Project Overview: Ambient Lighting for Modern Spaces

Interior lighting has evolved from simple functional bulbs to dynamic, color-controllable systems. This project, RGB Strip LED controlled with Bluetooth, provides a low-cost entry into smart home automation. By combining an Arduino Nano with an HC-05 Bluetooth module, you can control the color and intensity of an RGB LED strip directly from your smartphone.

Whether you want a calm blue for reading, a vibrant yellow for energy, or a shifting rainbow fade for a gaming setup, this project provides the firmware and hardware blueprint to make it happen.

Hardware & Power Management

Lighting strips, especially NeoPixels or standard analog RGB strips, can consume a significant amount of power.

• Arduino Nano R3: A compact microcontroller that fits easily into small lighting enclosures.
• HC-05 Bluetooth Module: Acts as the bridge between the smartphone app and the Arduino logic.
• Power MOSFETs (Optional/N-Channel): If using a standard high-power analog strip (rather than a low-power NeoPixel), MOSFETs are used to switch the high current for each color channel (Red, Green, Blue) based on PWM signals from the Arduino.
• DC-DC Buck Converter: Since LED strips often require 12V while the Arduino runs on 5V, a buck converter ensures each component receives its appropriate voltage efficiently.

Understanding the Control Protocol

The system uses a simple character-based protocol over Serial. When you press a button on the custom smartphone app (built with MIT App Inventor), it sends a single character to the Arduino:

• 'r' / 'g' / 'b': Sets the strip to pure Red, Green, or Blue.
• 'w': Sets all channels to max (White).
• 'a' / 'y' / 'v': Creates composite colors like Orange, Yellow, and Violet by mixing the base color intensities.
• 's': Initiates a "Show" or Rainbow Fade mode where the colors cycle smoothly.
• 'z': Turns all colors off.

Code Logic & Technical Excellence

The firmware utilizes SoftwareSerial on pins 8 and 9. This is a smart choice as it keeps the hardware Serial (USB) free for debugging and uploading code.

PWM Intensity Control: The project uses analogWrite() on pins 3, 5, and 6. These are PWM (Pulse Width Modulation) pins on the Arduino Nano. By varying the duty cycle from 0 to 255, the Arduino can simulate millions of color combinations.

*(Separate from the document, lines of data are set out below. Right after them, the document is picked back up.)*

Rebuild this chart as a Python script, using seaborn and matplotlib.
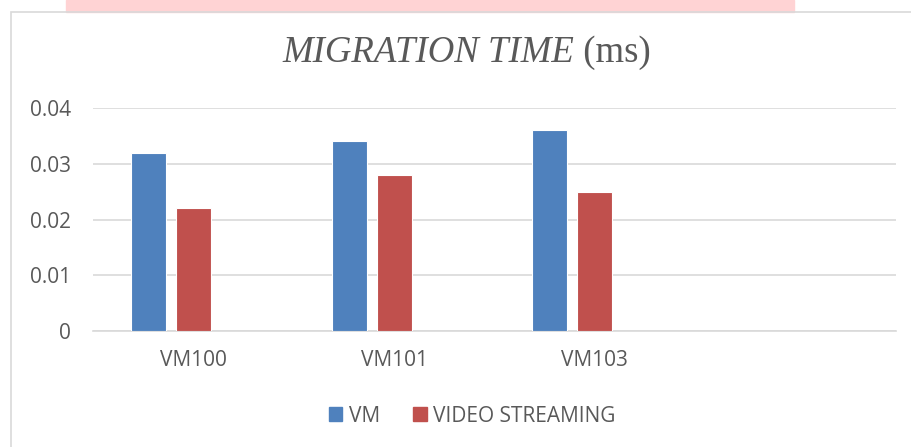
import matplotlib
matplotlib.use("Agg")
import matplotlib.pyplot as plt
from matplotlib.patches import Rectangle, Patch
import seaborn as sns
import pandas as pd

# data
categories = ["VM100", "VM101", "VM103"]
empty_slot = [""]            # excel keeps a 4th empty category
series = ["VM", "VIDEO STREAMING"]
vm_values = [0.032, 0.034, 0.036]
video_values = [0.022, 0.028, 0.025]
yticks = [0, 0.01, 0.02, 0.03, 0.04]
ytick_labels = ["0", "0.01", "0.02", "0.03", "0.04"]
colors = ["#4F81BD", "#C0504D", "#FFFFFF"]

df = pd.DataFrame({
    "cat": categories * 2,
    "series": [series[0]] * 3 + [series[1]] * 3,
    "value": vm_values + video_values,
})

sns.set_theme(style="white")
plt.rcParams["font.family"] = ["Open Sans", "DejaVu Sans"]

fig = plt.figure(figsize=(9.12, 4.47), dpi=100)
W, H = 912, 447

# pink strip at the top and the chart frame
fig.patches.append(Rectangle((66 / W, 1 - 12 / H), (794 - 66) / W, 12 / H,
                             transform=fig.transFigure, color="#FFD3D4", zorder=0))
fig.patches.append(Rectangle((11 / W, -0.1), 1.1, 1.1 - 12 / H, transform=fig.transFigure,
                             fill=False, edgecolor="#D9D9D9", linewidth=1.2, zorder=1))

ax = fig.add_axes([93 / W, 1 - 331 / H, (896 - 93) / W, (331 - 108) / H])

# third hue level is an empty series, like in the original workbook
sns.barplot(data=df, x="cat", y="value", hue="series",
            order=categories + empty_slot, hue_order=series + [" "],
            palette=colors, width=0.673, gap=0.222, saturation=1,
            linewidth=0.8, legend=False, ax=ax, zorder=3)

ax.set_xlim(-0.5, len(categories + empty_slot) - 0.5)
ax.set_ylim(0, 0.04)
ax.set_yticks(yticks)
ax.set_yticklabels(ytick_labels)
ax.grid(axis="y", color="#D9D9D9", linewidth=1.2, zorder=0)
ax.set_axisbelow(True)
for s in ["top", "right", "left"]:
    ax.spines[s].set_visible(False)
ax.spines["bottom"].set_color("#D9D9D9")
ax.spines["bottom"].set_linewidth(1.2)
ax.tick_params(axis="both", length=0, labelsize=15, colors="#595959")
ax.tick_params(axis="y", pad=16)
ax.tick_params(axis="x", pad=14)
ax.set_xlabel("")
ax.set_ylabel("")

# title: italic part + regular part
t1 = fig.text(282 / W, 1 - 62 / H, "MIGRATION TIME", family="Liberation Serif",
              style="italic", fontsize=26.5, color="#595959", ha="left", va="baseline")
ax.annotate(" (ms)", xy=(1, 0), xycoords=t1, family="Liberation Serif",
            fontsize=26.5, color="#595959", ha="left", va="bottom",
            annotation_clip=False)

handles = [Patch(color=colors[0], label=series[0]), Patch(color=colors[1], label=series[1])]
fig.legend(handles=handles, loc="center", bbox_to_anchor=(472 / W, 1 - 416 / H),
           ncol=2, frameon=False, fontsize=15, labelcolor="#595959",
           handlelength=0.65, handleheight=0.65, handletextpad=0.3, columnspacing=1.6)

fig.savefig("out.png", dpi=100)
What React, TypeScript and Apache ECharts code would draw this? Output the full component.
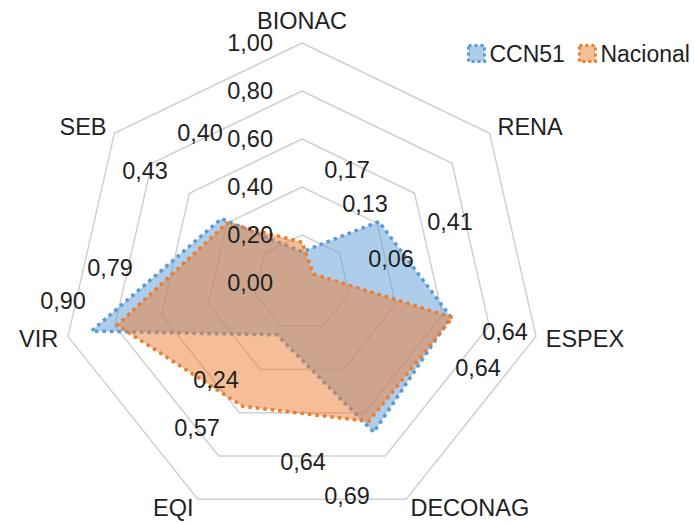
import React, { useEffect, useRef } from "react";
import * as echarts from "echarts";

// Indicators in clockwise order starting at the top
const indicators = ["BIONAC", "RENA", "ESPEX", "DECONAG", "EQI", "VIR", "SEB"];
const seriesNames = ["CCN51", "Nacional"];
const ccn51Values = [0.13, 0.41, 0.636, 0.69, 0.24, 0.9, 0.43];
const nacionalValues = [0.17, 0.06, 0.644, 0.64, 0.57, 0.79, 0.4];
const tickValues = [0, 0.2, 0.4, 0.6, 0.8, 1.0];

// Data-label placement (pixel offsets from the radar centre), as in the reference
const ccn51LabelPos = [
  [63, -79], [148, -61], [176, 85], [45, 213], [-86, 97], [-239, 18], [-157, -112],
];
const nacionalLabelPos = [
  [45, -113], [89, -24], [203, 49], [1, 179], [-105, 145], [-192, -15], [-102, -150],
];

const BLUE = "#5B9BD5";
const ORANGE = "#ED7D31";
const TEXT = "#1F1F1F";
const FONT = "'Liberation Sans', Arial, sans-serif";
const FS = 23.5;
const CX = 302;
const CY = 283;
const R = 240;

const fmt = (v: number) => v.toFixed(2).replace(".", ",");

export default function App() {
  const ref = useRef<HTMLDivElement>(null);
  useEffect(() => {
    document.body.style.margin = "0";
    if (!ref.current) return;
    const chart = echarts.init(ref.current, null, { renderer: "svg" });

    // ECharts lays indicators counter-clockwise; reorder so they read clockwise
    const order = indicators.map((_, i) => (i === 0 ? 0 : indicators.length - i));
    const ind = order.map((i) => ({
      name: indicators[i],
      min: tickValues[0],
      max: tickValues[tickValues.length - 1],
    }));
    const reorder = (arr: number[]) => order.map((i) => arr[i]);

    const radarBase = {
      center: [CX, CY],
      radius: R,
      startAngle: 90,
      shape: "polygon",
      splitNumber: tickValues.length - 1,
    };

    const labels: any[] = [];
    const addLabels = (vals: number[], pos: number[][]) => {
      vals.forEach((v, i) => {
        labels.push({
          type: "text",
          x: CX + pos[i][0],
          y: CY + pos[i][1],
          z: 100,
          style: {
            text: fmt(v),
            fontSize: FS,
            fontFamily: FONT,
            fill: TEXT,
            align: "center",
            verticalAlign: "middle",
          },
        });
      });
    };
    addLabels(ccn51Values, ccn51LabelPos);
    addLabels(nacionalValues, nacionalLabelPos);

    chart.setOption({
      animation: false,
      legend: {
        orient: "horizontal",
        left: 462,
        top: 37,
        width: 400,
        itemWidth: 16,
        itemHeight: 16,
        itemGap: 13,
        icon: "rect",
        textStyle: { fontSize: 23, fontFamily: FONT, color: TEXT },
        data: [
          {
            name: seriesNames[0],
            itemStyle: { color: "rgba(91,155,213,0.5)", borderColor: BLUE, borderWidth: 3, borderType: [3, 3] },
          },
          {
            name: seriesNames[1],
            itemStyle: { color: "rgba(237,125,49,0.5)", borderColor: ORANGE, borderWidth: 3, borderType: [3, 3] },
          },
        ],
      },
      radar: [
        {
          ...radarBase,
          indicator: ind,
          nameGap: 10,
          axisName: { color: TEXT, fontSize: FS, fontFamily: FONT },
          axisLine: { show: false },
          axisTick: { show: false },
          axisLabel: { show: false },
          splitArea: { show: false },
          splitLine: { lineStyle: { color: "#D0D0D0", width: 1.5 } },
        },
        {
          ...radarBase,
          z: 10,
          indicator: ind.map((d, i) => ({
            ...d,
            axisLabel: i === 0 ? { show: true } : { show: false },
          })),
          axisName: { show: false },
          axisLine: { show: false },
          axisTick: { show: false },
          splitArea: { show: false },
          splitLine: { show: false },
          axisLabel: {
            show: false,
            margin: 29,
            fontSize: FS,
            fontFamily: FONT,
            color: TEXT,
            formatter: (v: number) => fmt(v),
          },
        },
      ],
      series: [
        {
          type: "radar",
          name: seriesNames[0],
          radarIndex: 0,
          symbol: "none",
          itemStyle: { color: BLUE },
          lineStyle: { color: BLUE, width: 3.5, type: [3.5, 4] },
          areaStyle: { color: BLUE, opacity: 0.5 },
          data: [{ name: seriesNames[0], value: reorder(ccn51Values) }],
        },
        {
          type: "radar",
          name: seriesNames[1],
          radarIndex: 0,
          symbol: "none",
          itemStyle: { color: ORANGE },
          lineStyle: { color: ORANGE, width: 3.5, type: [3.5, 4] },
          areaStyle: { color: ORANGE, opacity: 0.5 },
          data: [{ name: seriesNames[1], value: reorder(nacionalValues) }],
        },
      ],
      graphic: labels,
    });
    return () => chart.dispose();
  }, []);
  return <div ref={ref} style={{ width: 694, height: 523 }} />;
}
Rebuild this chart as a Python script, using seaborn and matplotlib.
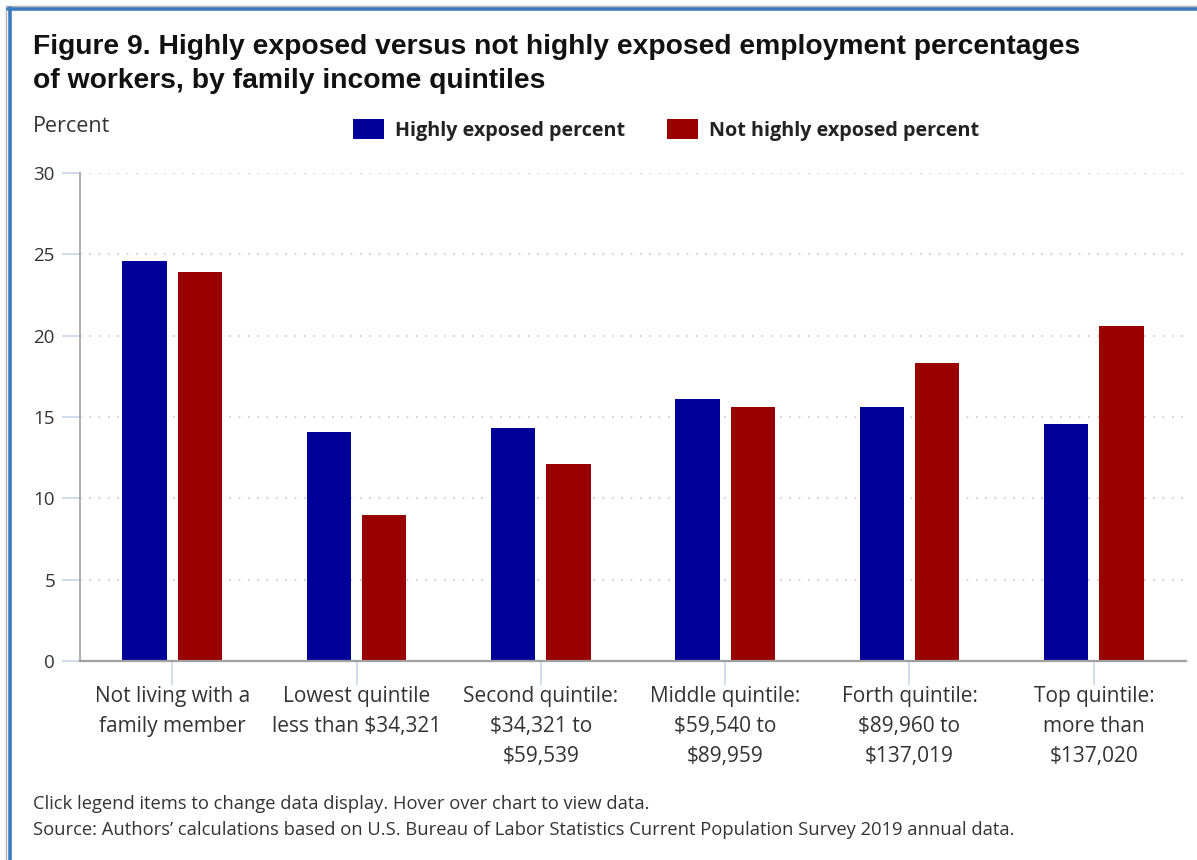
import matplotlib
matplotlib.use("Agg")
import matplotlib.pyplot as plt
from matplotlib.lines import Line2D
import seaborn as sns
import pandas as pd

# Data: employment percentages by family income quintile
categories = [
    "Not living with a\nfamily member",
    "Lowest quintile\nless than $34,321",
    "Second quintile:\n$34,321 to\n$59,539",
    "Middle quintile:\n$59,540 to\n$89,959",
    "Forth quintile:\n$89,960 to\n$137,019",
    "Top quintile:\nmore than\n$137,020",
]
series_names = ["Highly exposed percent", "Not highly exposed percent"]
highly_exposed = [24.6, 14.1, 14.3, 16.1, 15.6, 14.6]
not_highly_exposed = [23.9, 9.0, 12.1, 15.6, 18.3, 20.6]
y_ticks = [0, 5, 10, 15, 20, 25, 30]

colors = ["#000099", "#990000"]

df = pd.DataFrame({
    "category": categories * 2,
    "series": [series_names[0]] * len(categories) + [series_names[1]] * len(categories),
    "value": highly_exposed + not_highly_exposed,
})

sns.set_theme(style="white")
plt.rcParams["font.family"] = ["Open Sans", "DejaVu Sans"]

W, H = 1197, 860
fig = plt.figure(figsize=(W / 100, H / 100), dpi=100)
ax = fig.add_axes([80 / W, 1 - 661 / H, (1186 - 80) / W, (661 - 173) / H])

sns.barplot(
    data=df, x="category", y="value", hue="series",
    order=categories, hue_order=series_names,
    palette=colors, width=0.6, gap=0.2, saturation=1,
    linewidth=0, ax=ax, legend=True, zorder=3,
)

ax.set_ylim(0, 30)
ax.set_xlim(-0.5, len(categories) - 0.5)
ax.set_yticks(y_ticks)
ax.set_xlabel("")
ax.set_ylabel("")

# Dotted horizontal gridlines
for yv in y_ticks[1:]:
    ax.axhline(yv, color="#c8c8c8", lw=1.2, ls=(0, (1.0, 4.6)), zorder=1)

for side in ["top", "right"]:
    ax.spines[side].set_visible(False)
ax.spines["left"].set_color("#a0a0a0")
ax.spines["left"].set_linewidth(1.2)
ax.spines["bottom"].set_color("#a0a0a0")
ax.spines["bottom"].set_linewidth(1.6)
ax.spines["left"].set_zorder(4)
ax.spines["bottom"].set_zorder(4)

ax.tick_params(axis="y", which="major", left=True, length=13, width=1.2,
               color="#c5d6e8", pad=5, labelsize=13.5, labelcolor="#333333")
ax.tick_params(axis="x", which="major", bottom=True, length=17, width=1.2,
               color="#c5d6e8", pad=1, labelsize=15, labelcolor="#333333")
for lbl in ax.get_xticklabels():
    lbl.set_linespacing(1.57)
    lbl.set_verticalalignment("top")

# Legend across the top
handles, labels = ax.get_legend_handles_labels()
ax.get_legend().remove()
leg = fig.legend(
    handles, labels, ncol=2, loc="center left",
    bbox_to_anchor=(335 / W, 1 - 130 / H), frameon=False,
    prop={"family": ["Open Sans", "DejaVu Sans"], "weight": "bold", "size": 14.2},
    handlelength=1.6, handleheight=1.2, handletextpad=0.55, columnspacing=2.1,
)
for t in leg.get_texts():
    t.set_color("#222222")

# Title, axis caption and notes
fig.text(33 / W, 1 - 63.5 / H,
         "Figure 9. Highly exposed versus not highly exposed employment percentages\n"
         "of workers, by family income quintiles",
         family=["Liberation Sans", "DejaVu Sans"], weight="bold", size=20.3,
         color="#111111", va="center", ha="left", linespacing=1.4)
fig.text(33 / W, 1 - 126 / H, "Percent", size=15.5, color="#333333",
         va="center", ha="left")
fig.text(33 / W, 1 - 804 / H,
         "Click legend items to change data display. Hover over chart to view data.",
         size=13.2, color="#333333", va="center", ha="left")
fig.text(33 / W, 1 - 830 / H,
         "Source: Authors\u2019 calculations based on U.S. Bureau of Labor Statistics "
         "Current Population Survey 2019 annual data.",
         size=13.2, color="#333333", va="center", ha="left")

# Page frame on the top and left edges
fig.add_artist(Line2D([6 / W, 1], [1 - 6 / H, 1 - 6 / H], transform=fig.transFigure,
                      color="#b0b0b0", lw=1.0))
fig.add_artist(Line2D([6 / W, 6 / W], [0, 1 - 6 / H], transform=fig.transFigure,
                      color="#b0b0b0", lw=1.0))
fig.add_artist(Line2D([8 / W, 1], [1 - 9 / H, 1 - 9 / H], transform=fig.transFigure,
                      color="#3b7cc0", lw=2.6))
fig.add_artist(Line2D([9.5 / W, 9.5 / W], [0, 1 - 8 / H], transform=fig.transFigure,
                      color="#3b7cc0", lw=2.6))

fig.savefig("out.png", dpi=100)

The Rainbow Fade Function: The code includes a nested for loop structure in the rgb() helper function. It cycles through the 8-bit color space (0-255) for each channel, creating a smooth transition known as "HUE shifting."

void rgb(int rosso, int verde, int blu){
  analogWrite(rossoPin, rosso);
  analogWrite(verdePin, verde);
  analogWrite(bluPin, blu);
}

Next Steps for Expansion

While the current project uses basic color presets, the logic can be expanded. You could add a color picker in the mobile app to send specific RGB values (e.g., "R255G120B000") for precise control. Additionally, adding a sound sensor could allow the lights to "dance" to music in real-time.